O que pensa quem busca tratamento para depressão?
Se a depressão é marcada por certos pensamentos e sentimentos ele espera que o tratamento altere esses pensamentos ou sentimentos? Ele pergunta se algumas atitudes que vinha tomando contribuíram para colocá-lo nesse estado?
Tratar a depressão com medicamentos e atribuir apenas a um “desequilíbrio químico” o responsável por seu estado se tornaram tão comuns que essas perguntas deixaram de ser formuladas pela maioria das pessoas.
Todos conhecem ao menos uma pessoa que tomou medicamento antidepressivo e mudou de maneira evidente. Quantos conseguem contar a história de alguém que superou a depressão por ter amadurecido, percebido atitudes erradas e passado a enxergar o mundo de uma nova maneira?
Quando isso ocorre, o poder que cada indivíduo teria de mudar a própria vida é reduzido. Se não mais questionam as próprias escolhas, crenças, valores e hábitos, resta questionar qual novo medicamento irá trazer alívio ao seu sofrimento. Nesse ritmo, a ciência evolui e o indivíduo encolhe. Se o indivíduo não se questiona e não aprende algo, pode-se chegar a um ponto em que qualquer medicação não fará mais efeito. Medicamentos podem ser essenciais em casos mais severos de depressão, mas se não for dada atenção ao que a pessoa pensa, mesmo o medicamento mais potente irá trazer melhora apenas temporária.
Não há resposta única e solução rápida que faça com que magicamente qualquer pessoa com depressão conquiste um pouco mais de força e amadurecimento, mas um ponto inicial é avaliar o que psicólogos chamam de “atitude de regulação emocional”, algo que pode ser feito, por exemplo, simplesmente respondendo a um questionário que foi desenvolvido por duas professoras da Universidade de Leiden, na Holanda, o questionário de regulação emocional conhecido pela sigla CERQ.
Responda ao CERQ e avalie se sua atitude diante de perdas ou frustrações é protetora ou promotora de episódios futuros de depressão
CERQ – Questionário deregulação emocional
No modelo de tratamento da estimulação magnética transcraniana, uma modalidade potente de tratamento biológico indicada para casos resistentes a medicamentos, há também uma oportunidade de voltar a fazer com que o indivíduo valorize o papel dos próprios pensamentos, transformando em aprendizado parte da melhora obtida por meios biológicos.
Isso exige aproveitar a sequência de 20 visitas que o paciente faz em 1 mês para educá-lo sobre a importância de questionar hábitos, visões e valores para evitar a recorrência da depressão.
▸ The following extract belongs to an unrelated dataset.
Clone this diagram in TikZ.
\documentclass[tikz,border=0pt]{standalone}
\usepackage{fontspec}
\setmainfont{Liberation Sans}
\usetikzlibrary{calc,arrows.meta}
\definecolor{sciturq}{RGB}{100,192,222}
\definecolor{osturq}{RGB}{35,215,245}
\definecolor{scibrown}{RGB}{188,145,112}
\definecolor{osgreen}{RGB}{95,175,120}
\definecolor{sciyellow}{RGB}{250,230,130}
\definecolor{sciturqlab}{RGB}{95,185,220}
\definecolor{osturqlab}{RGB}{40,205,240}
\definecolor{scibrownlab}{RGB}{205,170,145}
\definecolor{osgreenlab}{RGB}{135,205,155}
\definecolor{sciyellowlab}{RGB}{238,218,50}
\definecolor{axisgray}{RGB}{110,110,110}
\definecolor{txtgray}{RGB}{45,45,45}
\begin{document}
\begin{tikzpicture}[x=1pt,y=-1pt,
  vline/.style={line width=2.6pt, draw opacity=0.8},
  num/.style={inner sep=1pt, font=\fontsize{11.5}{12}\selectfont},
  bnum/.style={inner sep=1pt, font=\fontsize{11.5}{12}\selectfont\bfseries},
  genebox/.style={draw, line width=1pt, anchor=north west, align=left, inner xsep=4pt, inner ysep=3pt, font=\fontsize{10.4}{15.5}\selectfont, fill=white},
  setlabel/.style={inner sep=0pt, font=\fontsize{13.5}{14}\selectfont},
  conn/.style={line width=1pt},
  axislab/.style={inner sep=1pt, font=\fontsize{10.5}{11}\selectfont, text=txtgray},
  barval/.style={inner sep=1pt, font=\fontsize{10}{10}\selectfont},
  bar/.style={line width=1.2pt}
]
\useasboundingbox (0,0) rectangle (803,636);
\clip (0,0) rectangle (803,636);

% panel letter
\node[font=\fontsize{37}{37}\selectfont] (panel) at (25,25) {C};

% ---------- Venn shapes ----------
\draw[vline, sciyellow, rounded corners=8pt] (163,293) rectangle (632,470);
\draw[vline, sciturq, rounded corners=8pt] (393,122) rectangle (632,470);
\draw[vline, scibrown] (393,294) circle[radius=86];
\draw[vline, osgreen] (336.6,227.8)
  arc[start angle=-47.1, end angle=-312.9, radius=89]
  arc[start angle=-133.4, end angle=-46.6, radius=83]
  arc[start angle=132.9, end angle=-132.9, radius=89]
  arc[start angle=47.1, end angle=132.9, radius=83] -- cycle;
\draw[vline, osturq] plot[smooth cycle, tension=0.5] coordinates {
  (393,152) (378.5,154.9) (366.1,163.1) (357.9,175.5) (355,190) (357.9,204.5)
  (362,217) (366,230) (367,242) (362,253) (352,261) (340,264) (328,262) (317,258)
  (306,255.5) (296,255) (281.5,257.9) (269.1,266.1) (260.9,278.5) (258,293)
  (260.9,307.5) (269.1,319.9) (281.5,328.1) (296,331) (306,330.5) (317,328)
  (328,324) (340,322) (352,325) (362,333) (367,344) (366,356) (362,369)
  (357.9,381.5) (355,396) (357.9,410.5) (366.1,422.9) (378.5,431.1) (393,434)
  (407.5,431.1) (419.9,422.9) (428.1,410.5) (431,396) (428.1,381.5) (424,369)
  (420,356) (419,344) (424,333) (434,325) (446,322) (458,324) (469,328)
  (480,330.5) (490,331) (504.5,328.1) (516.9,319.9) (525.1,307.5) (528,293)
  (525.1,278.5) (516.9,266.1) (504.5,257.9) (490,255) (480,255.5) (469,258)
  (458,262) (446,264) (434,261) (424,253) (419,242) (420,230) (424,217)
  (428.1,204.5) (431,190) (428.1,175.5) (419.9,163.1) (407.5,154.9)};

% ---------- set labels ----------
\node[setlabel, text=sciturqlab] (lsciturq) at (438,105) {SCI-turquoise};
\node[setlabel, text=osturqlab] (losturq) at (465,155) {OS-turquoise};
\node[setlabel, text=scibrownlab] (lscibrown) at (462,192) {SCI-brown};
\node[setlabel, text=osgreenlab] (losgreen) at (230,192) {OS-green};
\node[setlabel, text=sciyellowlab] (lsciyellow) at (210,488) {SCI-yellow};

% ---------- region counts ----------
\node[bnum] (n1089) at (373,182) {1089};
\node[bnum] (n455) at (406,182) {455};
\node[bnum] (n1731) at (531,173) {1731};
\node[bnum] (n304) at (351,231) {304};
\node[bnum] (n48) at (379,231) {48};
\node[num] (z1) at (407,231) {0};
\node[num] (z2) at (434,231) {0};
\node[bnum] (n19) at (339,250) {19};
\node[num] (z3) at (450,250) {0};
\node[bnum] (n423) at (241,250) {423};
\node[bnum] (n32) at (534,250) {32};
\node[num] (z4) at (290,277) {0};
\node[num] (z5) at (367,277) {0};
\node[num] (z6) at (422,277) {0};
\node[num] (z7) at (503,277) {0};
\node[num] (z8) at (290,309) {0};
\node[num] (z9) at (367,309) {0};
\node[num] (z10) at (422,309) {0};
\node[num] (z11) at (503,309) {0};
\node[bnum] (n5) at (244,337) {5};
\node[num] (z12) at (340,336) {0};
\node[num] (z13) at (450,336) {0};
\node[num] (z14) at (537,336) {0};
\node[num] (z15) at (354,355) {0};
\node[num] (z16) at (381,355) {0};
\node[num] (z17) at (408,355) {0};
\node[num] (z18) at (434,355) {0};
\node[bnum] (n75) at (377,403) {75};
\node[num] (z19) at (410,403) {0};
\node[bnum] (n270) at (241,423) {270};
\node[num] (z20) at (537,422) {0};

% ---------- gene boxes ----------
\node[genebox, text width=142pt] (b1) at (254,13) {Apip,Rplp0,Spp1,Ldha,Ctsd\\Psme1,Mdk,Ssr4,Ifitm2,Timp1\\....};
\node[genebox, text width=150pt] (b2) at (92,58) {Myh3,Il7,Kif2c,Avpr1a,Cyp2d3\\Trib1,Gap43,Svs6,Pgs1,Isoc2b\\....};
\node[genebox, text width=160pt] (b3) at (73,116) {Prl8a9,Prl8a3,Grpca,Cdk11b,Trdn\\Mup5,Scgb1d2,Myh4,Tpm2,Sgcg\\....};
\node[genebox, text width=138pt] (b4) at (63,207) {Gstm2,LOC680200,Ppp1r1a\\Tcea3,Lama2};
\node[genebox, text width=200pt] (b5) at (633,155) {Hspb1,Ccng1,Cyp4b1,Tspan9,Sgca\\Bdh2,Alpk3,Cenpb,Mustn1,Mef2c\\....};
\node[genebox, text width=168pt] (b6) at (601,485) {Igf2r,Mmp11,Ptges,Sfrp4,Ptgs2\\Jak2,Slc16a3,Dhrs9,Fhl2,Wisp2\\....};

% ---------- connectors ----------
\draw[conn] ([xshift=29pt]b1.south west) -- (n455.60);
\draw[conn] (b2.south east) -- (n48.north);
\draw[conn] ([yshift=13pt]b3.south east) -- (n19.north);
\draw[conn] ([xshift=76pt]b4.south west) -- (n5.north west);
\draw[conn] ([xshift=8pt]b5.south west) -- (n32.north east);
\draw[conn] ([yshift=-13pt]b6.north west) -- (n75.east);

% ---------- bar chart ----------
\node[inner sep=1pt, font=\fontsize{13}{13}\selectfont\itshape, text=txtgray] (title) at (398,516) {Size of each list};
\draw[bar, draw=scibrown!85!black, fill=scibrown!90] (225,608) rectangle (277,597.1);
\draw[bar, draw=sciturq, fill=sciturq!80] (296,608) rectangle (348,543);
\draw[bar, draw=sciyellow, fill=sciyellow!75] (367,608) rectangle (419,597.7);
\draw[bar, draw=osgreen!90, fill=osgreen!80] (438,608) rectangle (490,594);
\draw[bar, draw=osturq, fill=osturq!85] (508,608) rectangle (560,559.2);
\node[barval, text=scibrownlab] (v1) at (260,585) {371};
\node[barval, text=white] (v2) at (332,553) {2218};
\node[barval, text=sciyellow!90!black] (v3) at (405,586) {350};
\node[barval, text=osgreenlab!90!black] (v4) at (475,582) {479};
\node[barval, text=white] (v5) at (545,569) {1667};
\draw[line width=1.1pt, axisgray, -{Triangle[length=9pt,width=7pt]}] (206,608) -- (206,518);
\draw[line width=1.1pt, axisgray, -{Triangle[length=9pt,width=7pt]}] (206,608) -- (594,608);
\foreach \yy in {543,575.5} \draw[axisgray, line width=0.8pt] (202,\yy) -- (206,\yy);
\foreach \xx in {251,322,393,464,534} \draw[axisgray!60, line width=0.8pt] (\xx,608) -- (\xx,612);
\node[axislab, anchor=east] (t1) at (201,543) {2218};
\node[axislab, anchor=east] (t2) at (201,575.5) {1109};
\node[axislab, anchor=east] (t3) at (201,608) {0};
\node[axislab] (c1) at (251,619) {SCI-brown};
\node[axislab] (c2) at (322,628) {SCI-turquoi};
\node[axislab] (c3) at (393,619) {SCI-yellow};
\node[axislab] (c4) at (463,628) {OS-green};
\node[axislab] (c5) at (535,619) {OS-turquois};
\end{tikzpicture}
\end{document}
A simples resposta ao CERQ já funciona como uma sessão educativa.
Já no modelo de tratamento com medicamentos, leva-se 1 segundo para ingerir uma cápsula que irá agir de maneira estável ao longo das 24 horas de cada dia, mas que só irá refletir na maneira como a pessoa reage a emoções após 4 a 8 semanas, pois o efeito surge apenas quando níveis de neurotransmissores persistentemente alterados induzem uma mudança de sensibilidade nas sinapses que servem como ponte para comunicar emoções à consciência.
Se o paciente não converte em aprendizado uma parte dessa melhora, a comodidade de apenas ingerir um comprimido e a mágica de sua lenta instalação podem fazer com que se valorize apenas o medicamento e se despreze o papel que algumas atitudes tiveram em levá-lo àquele estado.
É como lançar uma pá de terra sobre a depressão que germinou mas deixar que ela continue criando raízes para voltar com mais força por baixo dessa camada.
“Quem melhora da depressão com algum tratamento biológico e não converte ao menos parte dessa melhora em aprendizado, corre o risco de se tornar, no futuro, mais frágil e mais resistente a tratamentos biológicos.”
E mesmo que os sintomas fiquem sob controle, quando o medicamento é retirado, os níveis de sensibilidade voltam ao estado anterior. Se o paciente não aprendeu nada, os sintomas irão voltar.
O tratamento com EMT, da mesma maneira que medicamentos, é um método biológico e não exige nenhum tipo de abordagem psicológica combinada. Nos estudos que demonstraram a eficácia da Estimulação Magnética para depressão não foi dada qualquer orientação de pensamento ou atividade ao paciente, portanto, para obter o mesmo grau de sucesso que esses estudos obtiveram, não é necessário se preocupar com isso.
Mas isso não significa que a abordagem psicológica não seja importante. E apenas lembrar ao paciente o quanto isso é importante já vale a mensagem.
Isso não quer dizer que seja fácil encontrar respostas. Muitas vezes o maior desafio é encontrar ainda as perguntas corretas. Se o paciente desistir de se questionar, encontrar as perguntas corretas e suas respostas será impossível.